Franklin left Hawthorn at the conclusion of the 2013 season to join the Swans. In a move mired in controversy, Franklin said that his driver was to play in premierships, and believed that Sydney was best positioned to challenge over the coming years. He wasn’t too far wrong – they were set to challenge, and have been around the mark every year since. Unfortunately for Franklin, his old mob weren’t quite finished with a little premiership run of their own, and both the Bulldogs and Tigers have come from the clouds to secure premierships of tgeir own. Whilst Buddy was forced to settle for a couple of runner-up medallions, his former teammates added two more flags in his absence. It would have to sting a little, and Franklin’s actions at the beginning of 2018 are those of a man who has been stung into action. He is now on the wrong side of thirty, and though he shows no signs of slowing down, the clock is undoubtedly ticking. Buddy knows that the Swans must win a flag, and win one soon. A team with continued on-field success since his arrival requires a premiership to make it all stitch together nicely.
Other ‘superstars’ in the game have sat out games in the lead up to the 2018 season, and rightfully so. An injury or suspension at this point would be disastrous to the chance of team success. Though some fans will be convinced of their club’s chances before the season even starts by way of their JLT performances, many teams use the series as a little more than a time to tinker and play with their set ups. They may conduct an experiment or two in order to make adjustments for the real thing in two weeks’ time.
The Swans, and Franklin, haven’t held back. They’ve looked determined to make every post a winner in the preseason this year. Whilst they may not have been putting their bodies on the line 100% of the time, as they would during the home and away season, when the game went up a notch, so to did Sydney.
As the clock ticked down in JLT2, and the Swans needed someone to take the game by the scruff of the neck, Lance Franklin stepped to the fore, and Lance Franklin got them over the line.

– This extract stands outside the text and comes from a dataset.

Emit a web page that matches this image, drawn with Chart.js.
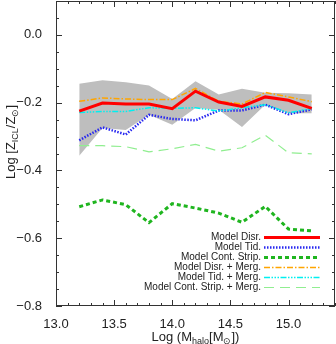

The chances of Sydney being 0-6 as we enter Round 7 seem very remote this year. Then again, they seemed remote last year, too. If winning is habitual, this year the Swans have made a very wise decision to set the tone early in 2018. Luke Parker looks set for a big year, Isaac Heeney has shaken off an early injury scare, and Josh Kennedy continues to win the hard ball when it needs to be won. Combine that with names like Papley causing havoc at ground level, Rampe running off half back and a fit and firing Sam Reid clunking contested marks, and the Swans look like one of the legitimate threats to contend for the flag again.
Sydney have made the finals for the last eight years. Since 2003, they have missed the finals only once – in 2009. They are a team that has grown accustomed to success – they have a genuine collective hunger for it, and whilst they’ve been able to sustain it over a long period with multiple finals appearances, only standing on the dais on that last day in September is enough to truly sate them.
Yes, it is still only the preseason. Yes, the JLT series doesn’t mean much to a lot of people, but if you’re looking for a sign from the Swans as to whether they’re ready for 2018, it would be difficult for it to be any louder and clearer than it has been over the past two weeks.
Sydney means business, even at this early stage. They look sharp, they look hungry, and they look ready to put the mistakes of 2017 behind them.
Those who fail to learn from their mistakes are doomed to repeat them. It will be interesting to judge the Swans after Round Six.